Material provided:
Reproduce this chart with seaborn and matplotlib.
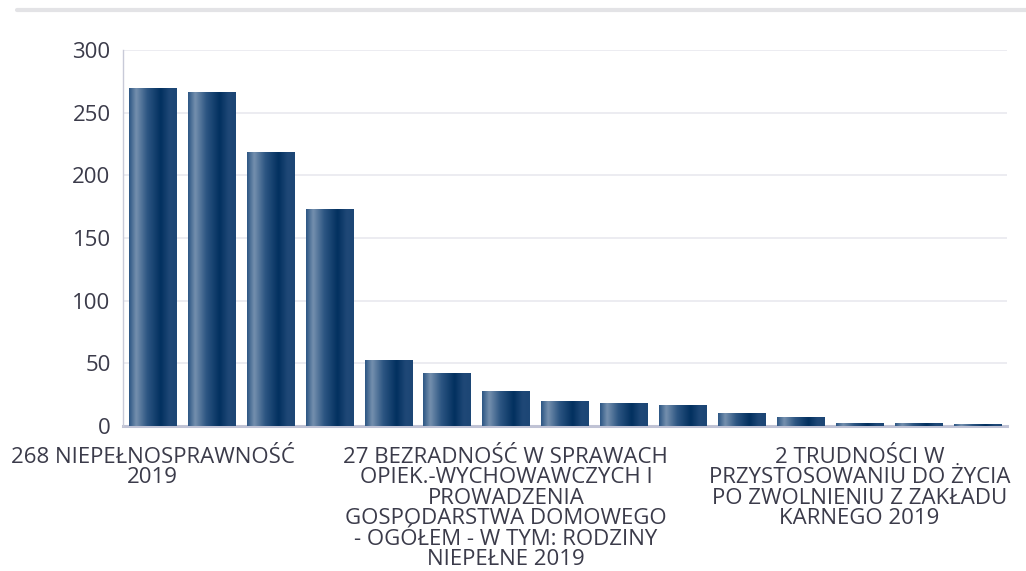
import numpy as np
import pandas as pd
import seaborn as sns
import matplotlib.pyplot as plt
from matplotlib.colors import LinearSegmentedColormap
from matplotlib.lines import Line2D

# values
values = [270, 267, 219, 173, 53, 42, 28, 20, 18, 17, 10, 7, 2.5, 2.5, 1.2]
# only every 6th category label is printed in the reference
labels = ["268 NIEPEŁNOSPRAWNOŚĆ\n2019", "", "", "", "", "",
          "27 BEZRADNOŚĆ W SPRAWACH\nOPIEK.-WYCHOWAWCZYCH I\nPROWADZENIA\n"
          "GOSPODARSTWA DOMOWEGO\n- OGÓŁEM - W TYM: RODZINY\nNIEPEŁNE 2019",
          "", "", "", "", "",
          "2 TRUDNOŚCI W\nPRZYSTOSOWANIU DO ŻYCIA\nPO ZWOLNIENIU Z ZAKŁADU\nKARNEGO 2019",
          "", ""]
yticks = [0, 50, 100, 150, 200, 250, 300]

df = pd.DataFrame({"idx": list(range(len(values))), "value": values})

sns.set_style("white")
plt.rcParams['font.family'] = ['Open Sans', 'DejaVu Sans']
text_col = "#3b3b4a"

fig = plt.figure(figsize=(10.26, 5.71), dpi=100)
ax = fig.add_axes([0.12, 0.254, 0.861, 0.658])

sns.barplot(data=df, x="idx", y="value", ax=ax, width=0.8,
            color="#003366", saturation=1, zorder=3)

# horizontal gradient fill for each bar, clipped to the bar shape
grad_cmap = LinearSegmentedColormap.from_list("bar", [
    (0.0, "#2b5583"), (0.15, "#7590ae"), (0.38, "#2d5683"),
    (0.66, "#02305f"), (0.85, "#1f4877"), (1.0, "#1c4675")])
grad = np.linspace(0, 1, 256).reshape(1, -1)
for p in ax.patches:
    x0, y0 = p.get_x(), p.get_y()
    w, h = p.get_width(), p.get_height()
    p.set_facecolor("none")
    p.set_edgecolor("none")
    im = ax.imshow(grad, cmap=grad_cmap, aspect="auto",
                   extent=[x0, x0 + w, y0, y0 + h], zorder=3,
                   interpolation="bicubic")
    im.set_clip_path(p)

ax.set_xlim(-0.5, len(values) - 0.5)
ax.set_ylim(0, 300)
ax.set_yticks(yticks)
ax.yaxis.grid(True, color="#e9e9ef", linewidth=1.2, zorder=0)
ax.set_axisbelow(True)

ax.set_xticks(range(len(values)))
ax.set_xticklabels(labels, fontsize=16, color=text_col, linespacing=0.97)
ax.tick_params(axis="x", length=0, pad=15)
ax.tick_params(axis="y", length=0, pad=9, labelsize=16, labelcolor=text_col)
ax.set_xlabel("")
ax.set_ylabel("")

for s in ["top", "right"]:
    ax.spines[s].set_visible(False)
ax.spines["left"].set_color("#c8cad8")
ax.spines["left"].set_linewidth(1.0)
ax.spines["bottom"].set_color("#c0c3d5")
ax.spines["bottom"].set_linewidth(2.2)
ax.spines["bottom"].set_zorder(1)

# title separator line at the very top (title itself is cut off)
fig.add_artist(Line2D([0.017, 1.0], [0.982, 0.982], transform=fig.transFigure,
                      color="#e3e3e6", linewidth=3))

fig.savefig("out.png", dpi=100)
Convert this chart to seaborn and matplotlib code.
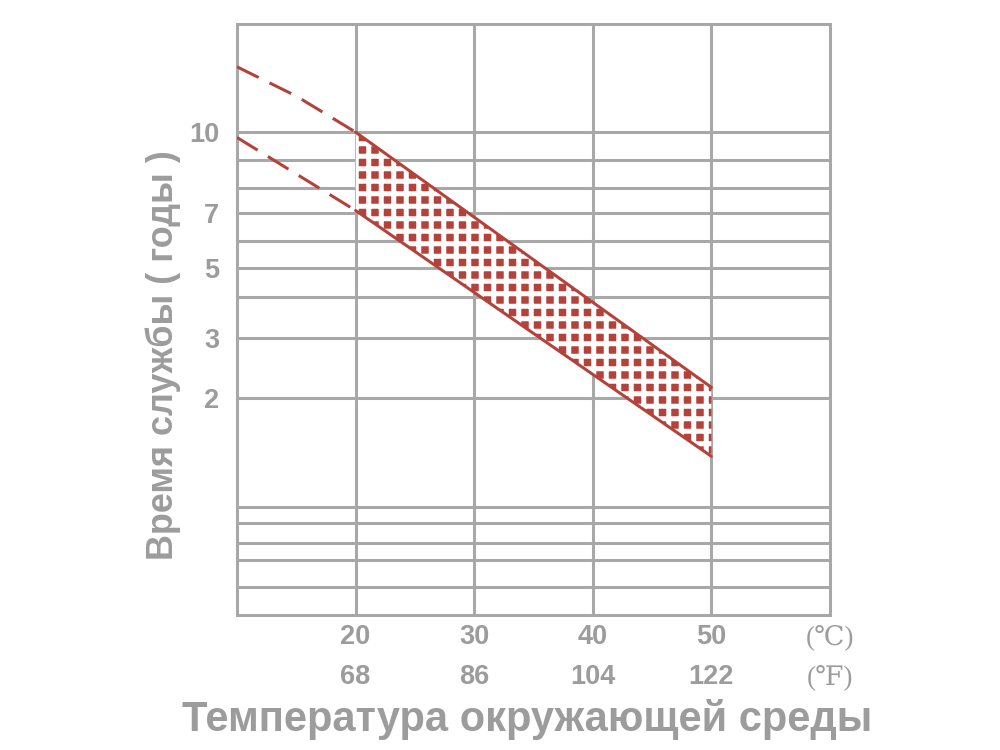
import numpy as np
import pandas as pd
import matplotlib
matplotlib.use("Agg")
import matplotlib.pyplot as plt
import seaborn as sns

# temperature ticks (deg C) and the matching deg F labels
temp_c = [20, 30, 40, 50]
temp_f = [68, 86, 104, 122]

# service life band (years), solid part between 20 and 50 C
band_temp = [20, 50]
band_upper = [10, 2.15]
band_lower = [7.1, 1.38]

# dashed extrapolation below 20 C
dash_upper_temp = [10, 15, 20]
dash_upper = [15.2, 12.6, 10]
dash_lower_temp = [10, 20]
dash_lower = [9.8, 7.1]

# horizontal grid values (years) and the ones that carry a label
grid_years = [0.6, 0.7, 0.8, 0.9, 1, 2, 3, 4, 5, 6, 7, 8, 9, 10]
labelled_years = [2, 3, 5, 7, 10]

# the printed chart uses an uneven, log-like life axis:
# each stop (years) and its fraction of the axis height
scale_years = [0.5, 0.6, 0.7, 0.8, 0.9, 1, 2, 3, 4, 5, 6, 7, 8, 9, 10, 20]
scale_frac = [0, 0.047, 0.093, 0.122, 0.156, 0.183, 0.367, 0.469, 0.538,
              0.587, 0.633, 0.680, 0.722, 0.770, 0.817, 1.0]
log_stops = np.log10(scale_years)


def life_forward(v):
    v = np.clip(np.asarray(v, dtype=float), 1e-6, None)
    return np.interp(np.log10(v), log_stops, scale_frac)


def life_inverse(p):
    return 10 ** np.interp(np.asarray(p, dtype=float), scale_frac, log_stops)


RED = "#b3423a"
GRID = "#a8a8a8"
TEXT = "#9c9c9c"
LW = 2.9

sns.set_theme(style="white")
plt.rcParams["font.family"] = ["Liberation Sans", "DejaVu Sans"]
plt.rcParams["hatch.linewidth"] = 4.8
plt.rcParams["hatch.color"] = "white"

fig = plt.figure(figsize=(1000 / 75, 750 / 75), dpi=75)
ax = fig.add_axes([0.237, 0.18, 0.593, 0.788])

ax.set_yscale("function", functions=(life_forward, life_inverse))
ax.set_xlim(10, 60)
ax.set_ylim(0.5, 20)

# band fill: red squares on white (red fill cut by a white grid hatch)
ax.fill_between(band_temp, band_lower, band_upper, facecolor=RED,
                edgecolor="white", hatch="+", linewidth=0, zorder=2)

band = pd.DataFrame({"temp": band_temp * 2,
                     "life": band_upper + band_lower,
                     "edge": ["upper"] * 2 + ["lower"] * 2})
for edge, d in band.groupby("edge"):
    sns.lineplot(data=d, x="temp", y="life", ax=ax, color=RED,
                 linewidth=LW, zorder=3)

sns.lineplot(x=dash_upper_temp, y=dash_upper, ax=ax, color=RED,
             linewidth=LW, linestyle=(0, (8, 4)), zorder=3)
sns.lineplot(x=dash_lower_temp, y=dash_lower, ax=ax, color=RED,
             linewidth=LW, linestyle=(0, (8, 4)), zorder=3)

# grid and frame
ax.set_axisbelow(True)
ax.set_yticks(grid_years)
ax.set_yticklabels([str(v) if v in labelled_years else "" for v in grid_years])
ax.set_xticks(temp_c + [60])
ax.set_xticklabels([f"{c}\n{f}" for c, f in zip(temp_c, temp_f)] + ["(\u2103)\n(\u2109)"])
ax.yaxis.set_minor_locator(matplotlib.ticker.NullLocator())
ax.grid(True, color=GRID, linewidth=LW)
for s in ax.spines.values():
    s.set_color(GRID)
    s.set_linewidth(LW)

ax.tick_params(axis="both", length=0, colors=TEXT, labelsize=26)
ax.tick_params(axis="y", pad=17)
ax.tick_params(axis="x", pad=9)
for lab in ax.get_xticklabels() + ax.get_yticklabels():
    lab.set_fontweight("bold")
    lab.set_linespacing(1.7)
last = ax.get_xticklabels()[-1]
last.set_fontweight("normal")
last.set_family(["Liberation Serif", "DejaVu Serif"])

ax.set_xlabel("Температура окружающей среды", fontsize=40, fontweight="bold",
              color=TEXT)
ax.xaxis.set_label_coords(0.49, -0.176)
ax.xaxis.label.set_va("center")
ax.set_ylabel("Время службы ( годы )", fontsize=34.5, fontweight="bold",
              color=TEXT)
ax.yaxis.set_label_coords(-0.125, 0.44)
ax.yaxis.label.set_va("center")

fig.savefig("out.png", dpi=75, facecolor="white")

Do this:
Skip every picture. Repeat the lines from the one with "Convert this chart" through the one with "labelled_years = [2, 3, 5, 7, 10]", both ends included.

Problem solution:
Convert this chart to seaborn and matplotlib code.
import numpy as np
import pandas as pd
import matplotlib
matplotlib.use("Agg")
import matplotlib.pyplot as plt
import seaborn as sns

# temperature ticks (deg C) and the matching deg F labels
temp_c = [20, 30, 40, 50]
temp_f = [68, 86, 104, 122]

# service life band (years), solid part between 20 and 50 C
band_temp = [20, 50]
band_upper = [10, 2.15]
band_lower = [7.1, 1.38]

# dashed extrapolation below 20 C
dash_upper_temp = [10, 15, 20]
dash_upper = [15.2, 12.6, 10]
dash_lower_temp = [10, 20]
dash_lower = [9.8, 7.1]

# horizontal grid values (years) and the ones that carry a label
grid_years = [0.6, 0.7, 0.8, 0.9, 1, 2, 3, 4, 5, 6, 7, 8, 9, 10]
labelled_years = [2, 3, 5, 7, 10]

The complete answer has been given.